## Brief
Copy out each line that has "React" in it.
— BEGIN Data shown —
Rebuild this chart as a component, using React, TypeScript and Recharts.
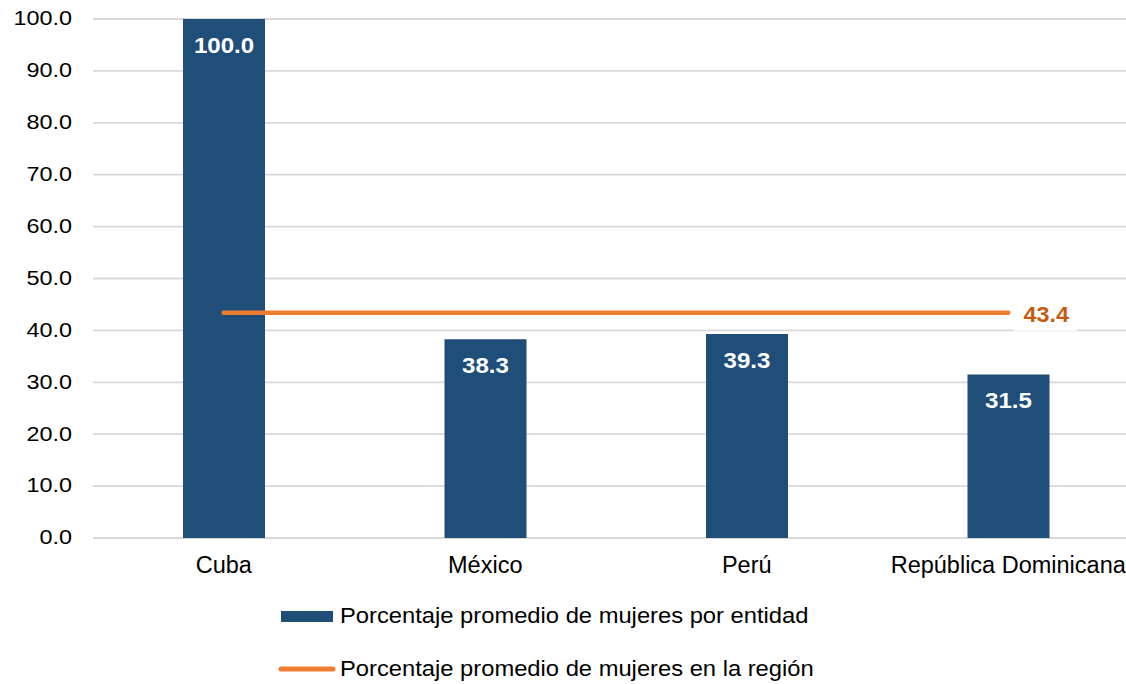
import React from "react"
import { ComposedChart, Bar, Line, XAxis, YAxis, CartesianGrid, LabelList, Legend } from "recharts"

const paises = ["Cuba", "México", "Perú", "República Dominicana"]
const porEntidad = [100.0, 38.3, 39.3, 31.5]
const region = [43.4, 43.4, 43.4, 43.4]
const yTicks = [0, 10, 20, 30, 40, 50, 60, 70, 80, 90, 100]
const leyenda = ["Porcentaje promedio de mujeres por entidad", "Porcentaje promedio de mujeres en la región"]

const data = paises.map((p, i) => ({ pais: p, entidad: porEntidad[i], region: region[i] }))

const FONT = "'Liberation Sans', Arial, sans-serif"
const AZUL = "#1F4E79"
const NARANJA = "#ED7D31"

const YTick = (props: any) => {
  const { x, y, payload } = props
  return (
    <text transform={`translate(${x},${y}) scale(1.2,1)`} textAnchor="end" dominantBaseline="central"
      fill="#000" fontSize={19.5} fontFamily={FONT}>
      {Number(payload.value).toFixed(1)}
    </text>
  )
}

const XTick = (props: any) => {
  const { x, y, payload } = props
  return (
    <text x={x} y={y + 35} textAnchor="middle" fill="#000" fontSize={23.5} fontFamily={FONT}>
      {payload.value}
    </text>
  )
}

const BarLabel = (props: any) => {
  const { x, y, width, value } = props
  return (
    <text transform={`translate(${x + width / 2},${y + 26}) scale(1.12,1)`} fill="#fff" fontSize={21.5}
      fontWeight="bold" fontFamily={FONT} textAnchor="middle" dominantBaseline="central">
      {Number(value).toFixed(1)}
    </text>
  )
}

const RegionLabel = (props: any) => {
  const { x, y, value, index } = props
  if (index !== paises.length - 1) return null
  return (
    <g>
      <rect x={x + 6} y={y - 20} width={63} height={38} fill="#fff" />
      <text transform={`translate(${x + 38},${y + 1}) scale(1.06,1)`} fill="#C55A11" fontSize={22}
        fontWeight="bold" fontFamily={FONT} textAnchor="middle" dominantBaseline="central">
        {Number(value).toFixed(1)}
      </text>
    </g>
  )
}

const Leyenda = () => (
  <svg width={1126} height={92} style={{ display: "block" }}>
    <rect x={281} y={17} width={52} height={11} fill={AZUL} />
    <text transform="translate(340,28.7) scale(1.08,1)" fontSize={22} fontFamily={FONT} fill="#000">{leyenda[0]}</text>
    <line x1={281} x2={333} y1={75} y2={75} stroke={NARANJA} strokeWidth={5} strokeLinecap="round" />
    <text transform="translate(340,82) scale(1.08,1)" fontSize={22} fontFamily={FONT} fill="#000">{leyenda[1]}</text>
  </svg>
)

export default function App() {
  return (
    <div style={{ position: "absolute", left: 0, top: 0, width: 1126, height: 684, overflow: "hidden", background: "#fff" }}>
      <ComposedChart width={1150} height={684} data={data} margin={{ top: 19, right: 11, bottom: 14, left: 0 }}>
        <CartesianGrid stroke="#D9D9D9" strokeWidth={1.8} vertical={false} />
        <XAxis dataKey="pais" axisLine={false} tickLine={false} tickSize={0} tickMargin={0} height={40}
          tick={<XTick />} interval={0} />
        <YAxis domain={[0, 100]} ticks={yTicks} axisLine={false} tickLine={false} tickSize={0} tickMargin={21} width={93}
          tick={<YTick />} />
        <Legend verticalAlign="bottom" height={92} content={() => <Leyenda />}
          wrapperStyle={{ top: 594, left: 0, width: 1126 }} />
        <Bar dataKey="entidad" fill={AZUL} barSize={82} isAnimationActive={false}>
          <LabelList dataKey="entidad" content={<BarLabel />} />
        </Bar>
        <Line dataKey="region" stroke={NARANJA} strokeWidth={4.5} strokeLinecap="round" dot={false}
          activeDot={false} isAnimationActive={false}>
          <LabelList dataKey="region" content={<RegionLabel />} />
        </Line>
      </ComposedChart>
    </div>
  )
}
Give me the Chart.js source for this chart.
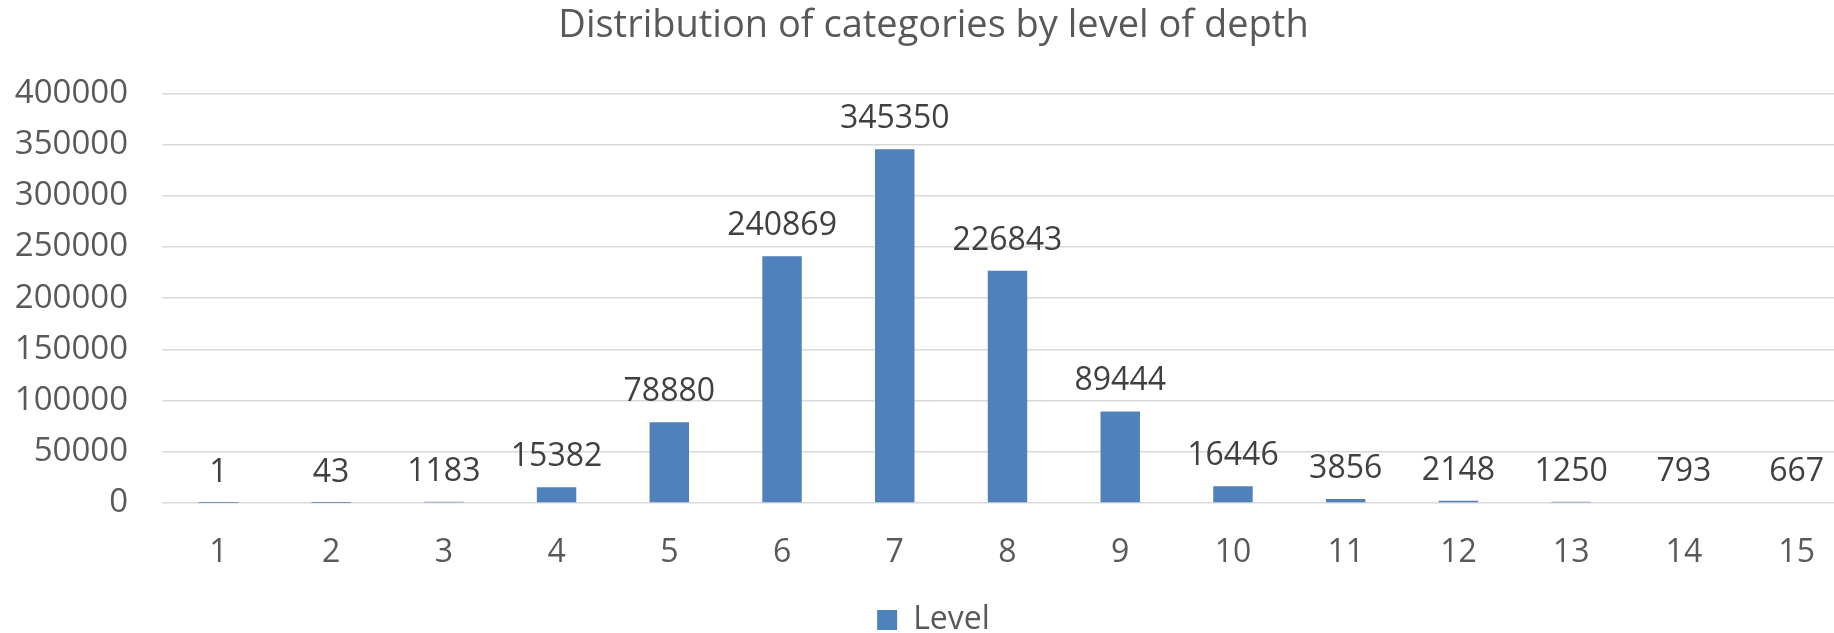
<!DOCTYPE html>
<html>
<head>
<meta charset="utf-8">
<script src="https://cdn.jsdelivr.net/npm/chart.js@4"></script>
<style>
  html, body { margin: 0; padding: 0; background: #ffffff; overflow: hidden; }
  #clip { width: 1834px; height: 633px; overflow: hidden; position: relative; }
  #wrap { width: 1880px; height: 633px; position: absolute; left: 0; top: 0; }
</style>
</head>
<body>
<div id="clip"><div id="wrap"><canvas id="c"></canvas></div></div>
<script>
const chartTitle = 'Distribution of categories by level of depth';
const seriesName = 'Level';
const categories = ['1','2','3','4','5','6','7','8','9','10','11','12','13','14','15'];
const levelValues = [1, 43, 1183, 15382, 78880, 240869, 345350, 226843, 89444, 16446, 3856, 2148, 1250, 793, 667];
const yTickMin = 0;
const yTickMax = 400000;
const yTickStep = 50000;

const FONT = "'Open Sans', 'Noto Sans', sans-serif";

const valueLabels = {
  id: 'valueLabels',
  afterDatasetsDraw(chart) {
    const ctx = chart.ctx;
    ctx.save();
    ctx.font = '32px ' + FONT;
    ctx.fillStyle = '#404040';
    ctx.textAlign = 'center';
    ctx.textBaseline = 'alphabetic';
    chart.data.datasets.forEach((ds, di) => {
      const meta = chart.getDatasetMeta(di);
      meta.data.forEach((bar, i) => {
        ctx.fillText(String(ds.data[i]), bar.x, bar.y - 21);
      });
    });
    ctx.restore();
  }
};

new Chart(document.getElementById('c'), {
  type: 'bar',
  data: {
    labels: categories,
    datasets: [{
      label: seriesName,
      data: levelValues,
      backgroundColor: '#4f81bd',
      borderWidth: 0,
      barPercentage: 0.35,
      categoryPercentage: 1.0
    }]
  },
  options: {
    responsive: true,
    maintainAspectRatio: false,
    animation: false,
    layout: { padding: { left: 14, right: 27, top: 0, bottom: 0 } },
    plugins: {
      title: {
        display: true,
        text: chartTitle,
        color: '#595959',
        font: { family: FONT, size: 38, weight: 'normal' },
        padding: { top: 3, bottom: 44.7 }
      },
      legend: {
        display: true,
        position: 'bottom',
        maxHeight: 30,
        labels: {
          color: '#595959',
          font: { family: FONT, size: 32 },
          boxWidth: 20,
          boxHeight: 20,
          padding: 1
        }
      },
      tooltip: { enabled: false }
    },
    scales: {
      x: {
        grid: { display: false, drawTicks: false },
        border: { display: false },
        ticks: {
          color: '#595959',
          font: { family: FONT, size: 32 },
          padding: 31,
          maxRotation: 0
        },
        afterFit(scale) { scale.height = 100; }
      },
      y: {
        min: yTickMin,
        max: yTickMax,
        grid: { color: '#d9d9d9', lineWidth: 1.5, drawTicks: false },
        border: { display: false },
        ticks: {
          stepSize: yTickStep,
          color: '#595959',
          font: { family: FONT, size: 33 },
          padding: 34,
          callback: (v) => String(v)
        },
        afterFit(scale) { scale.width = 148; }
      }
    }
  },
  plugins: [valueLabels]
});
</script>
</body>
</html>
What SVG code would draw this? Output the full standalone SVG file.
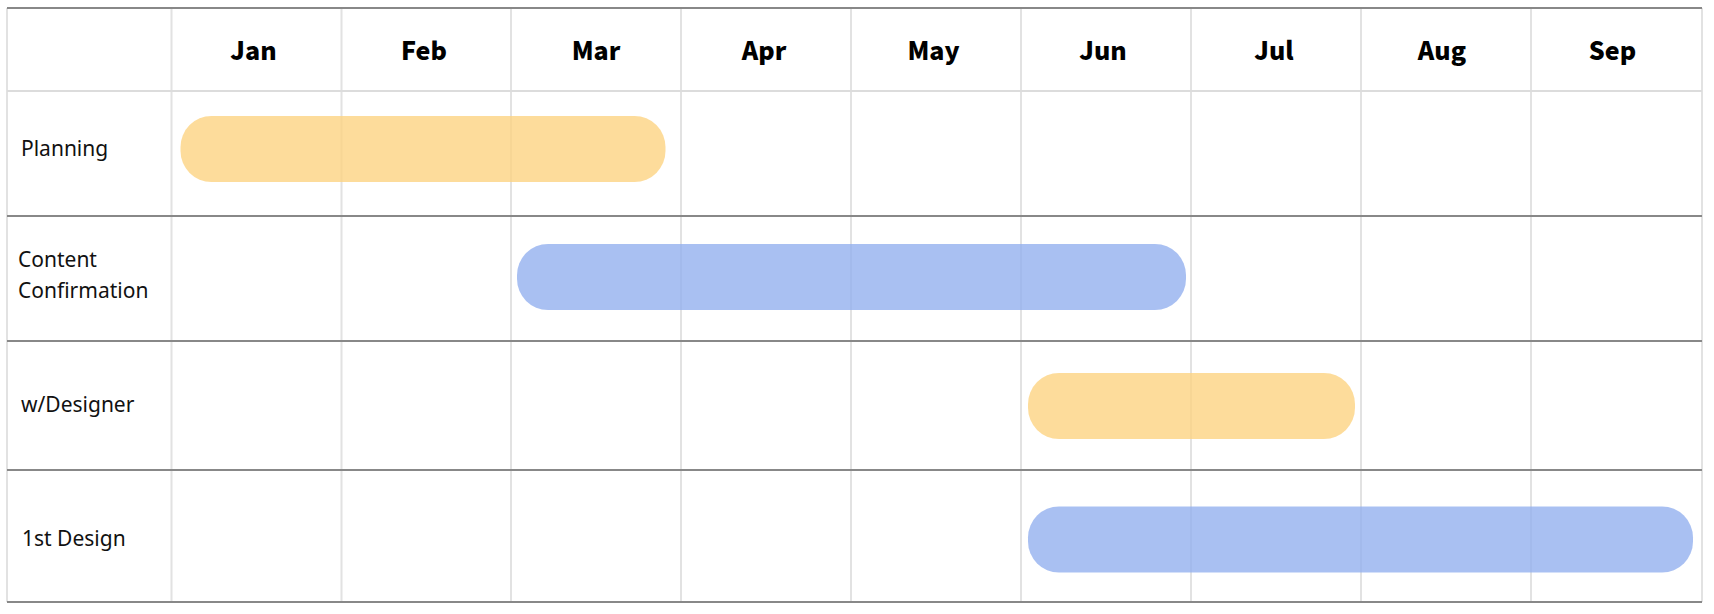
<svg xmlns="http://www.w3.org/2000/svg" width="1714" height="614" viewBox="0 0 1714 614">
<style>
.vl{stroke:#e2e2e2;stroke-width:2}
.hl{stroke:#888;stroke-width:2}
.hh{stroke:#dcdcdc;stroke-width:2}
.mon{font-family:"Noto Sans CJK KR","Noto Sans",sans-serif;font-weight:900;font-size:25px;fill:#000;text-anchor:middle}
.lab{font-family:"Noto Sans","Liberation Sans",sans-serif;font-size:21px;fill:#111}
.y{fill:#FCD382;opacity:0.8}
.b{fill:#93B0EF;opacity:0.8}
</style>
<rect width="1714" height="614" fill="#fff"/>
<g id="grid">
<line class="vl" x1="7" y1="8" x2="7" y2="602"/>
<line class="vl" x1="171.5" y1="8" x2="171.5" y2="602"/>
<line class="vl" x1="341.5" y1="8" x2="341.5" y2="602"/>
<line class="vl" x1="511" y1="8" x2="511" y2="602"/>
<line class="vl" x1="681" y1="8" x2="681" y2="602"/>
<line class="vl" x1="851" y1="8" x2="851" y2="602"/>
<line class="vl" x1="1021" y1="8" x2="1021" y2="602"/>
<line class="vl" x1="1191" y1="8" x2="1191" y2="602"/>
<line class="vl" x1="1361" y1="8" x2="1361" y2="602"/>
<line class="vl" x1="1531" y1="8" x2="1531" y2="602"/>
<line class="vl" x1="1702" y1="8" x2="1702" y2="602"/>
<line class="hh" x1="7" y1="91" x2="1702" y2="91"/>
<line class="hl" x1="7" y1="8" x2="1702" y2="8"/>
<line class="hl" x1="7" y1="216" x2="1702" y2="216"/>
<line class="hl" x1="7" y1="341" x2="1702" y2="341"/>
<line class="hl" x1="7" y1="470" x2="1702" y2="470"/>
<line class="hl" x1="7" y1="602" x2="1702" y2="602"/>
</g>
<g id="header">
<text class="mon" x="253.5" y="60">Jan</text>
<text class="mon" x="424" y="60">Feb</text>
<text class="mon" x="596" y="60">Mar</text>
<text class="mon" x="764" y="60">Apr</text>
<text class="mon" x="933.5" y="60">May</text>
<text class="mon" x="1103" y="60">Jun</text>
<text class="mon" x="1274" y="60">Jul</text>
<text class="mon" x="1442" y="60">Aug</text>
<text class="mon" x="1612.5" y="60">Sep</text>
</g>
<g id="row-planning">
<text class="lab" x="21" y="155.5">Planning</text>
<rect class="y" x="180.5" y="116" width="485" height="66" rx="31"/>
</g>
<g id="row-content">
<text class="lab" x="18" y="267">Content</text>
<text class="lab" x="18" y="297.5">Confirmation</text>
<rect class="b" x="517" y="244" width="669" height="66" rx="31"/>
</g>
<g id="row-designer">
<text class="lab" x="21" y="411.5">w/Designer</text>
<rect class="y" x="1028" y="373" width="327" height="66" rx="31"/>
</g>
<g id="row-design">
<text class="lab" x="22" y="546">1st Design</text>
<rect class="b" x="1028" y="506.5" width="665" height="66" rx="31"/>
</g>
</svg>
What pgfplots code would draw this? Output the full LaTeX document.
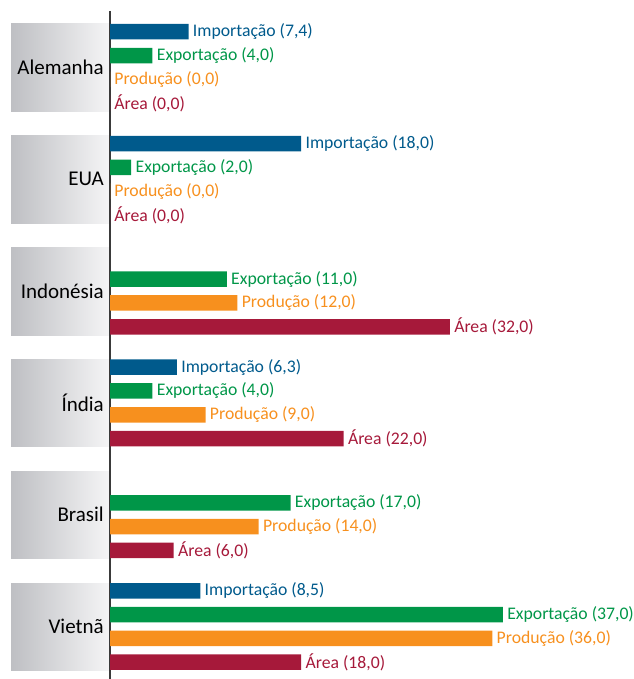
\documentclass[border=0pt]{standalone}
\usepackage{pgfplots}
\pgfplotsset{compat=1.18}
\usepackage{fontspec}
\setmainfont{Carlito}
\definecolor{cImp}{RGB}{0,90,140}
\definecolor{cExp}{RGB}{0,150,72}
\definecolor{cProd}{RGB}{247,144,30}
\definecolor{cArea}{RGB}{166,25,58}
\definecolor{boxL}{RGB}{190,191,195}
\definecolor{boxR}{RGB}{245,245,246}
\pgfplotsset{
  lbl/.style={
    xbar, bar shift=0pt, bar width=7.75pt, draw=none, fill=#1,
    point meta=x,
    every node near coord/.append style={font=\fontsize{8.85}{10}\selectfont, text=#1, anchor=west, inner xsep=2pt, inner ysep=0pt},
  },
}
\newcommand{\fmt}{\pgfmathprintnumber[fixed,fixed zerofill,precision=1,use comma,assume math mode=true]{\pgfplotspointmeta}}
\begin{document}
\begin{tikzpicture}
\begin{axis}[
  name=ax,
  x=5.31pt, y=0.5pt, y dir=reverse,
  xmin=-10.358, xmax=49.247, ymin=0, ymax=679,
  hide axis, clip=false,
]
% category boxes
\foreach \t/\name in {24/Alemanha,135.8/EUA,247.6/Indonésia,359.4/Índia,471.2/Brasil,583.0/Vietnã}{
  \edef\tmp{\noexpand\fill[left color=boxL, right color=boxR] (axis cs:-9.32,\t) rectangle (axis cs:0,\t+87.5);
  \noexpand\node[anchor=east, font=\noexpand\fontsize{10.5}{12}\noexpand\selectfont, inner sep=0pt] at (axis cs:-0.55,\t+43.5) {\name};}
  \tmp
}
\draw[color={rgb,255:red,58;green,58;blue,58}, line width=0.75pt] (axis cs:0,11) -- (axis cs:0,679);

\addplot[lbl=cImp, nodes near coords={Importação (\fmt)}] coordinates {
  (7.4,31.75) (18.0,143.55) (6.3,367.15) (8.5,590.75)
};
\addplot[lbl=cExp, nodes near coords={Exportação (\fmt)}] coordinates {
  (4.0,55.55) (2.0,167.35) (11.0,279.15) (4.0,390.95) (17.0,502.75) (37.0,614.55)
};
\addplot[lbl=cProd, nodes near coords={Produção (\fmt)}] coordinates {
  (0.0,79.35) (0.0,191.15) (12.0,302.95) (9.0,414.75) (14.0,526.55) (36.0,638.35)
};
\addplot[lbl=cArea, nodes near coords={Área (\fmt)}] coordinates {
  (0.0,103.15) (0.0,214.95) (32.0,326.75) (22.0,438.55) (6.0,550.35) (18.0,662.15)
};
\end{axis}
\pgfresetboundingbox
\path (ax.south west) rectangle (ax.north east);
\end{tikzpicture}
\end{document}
— END Data shown —
## Exercise result
Rebuild this chart as a component, using React, TypeScript and Recharts.
import React from "react"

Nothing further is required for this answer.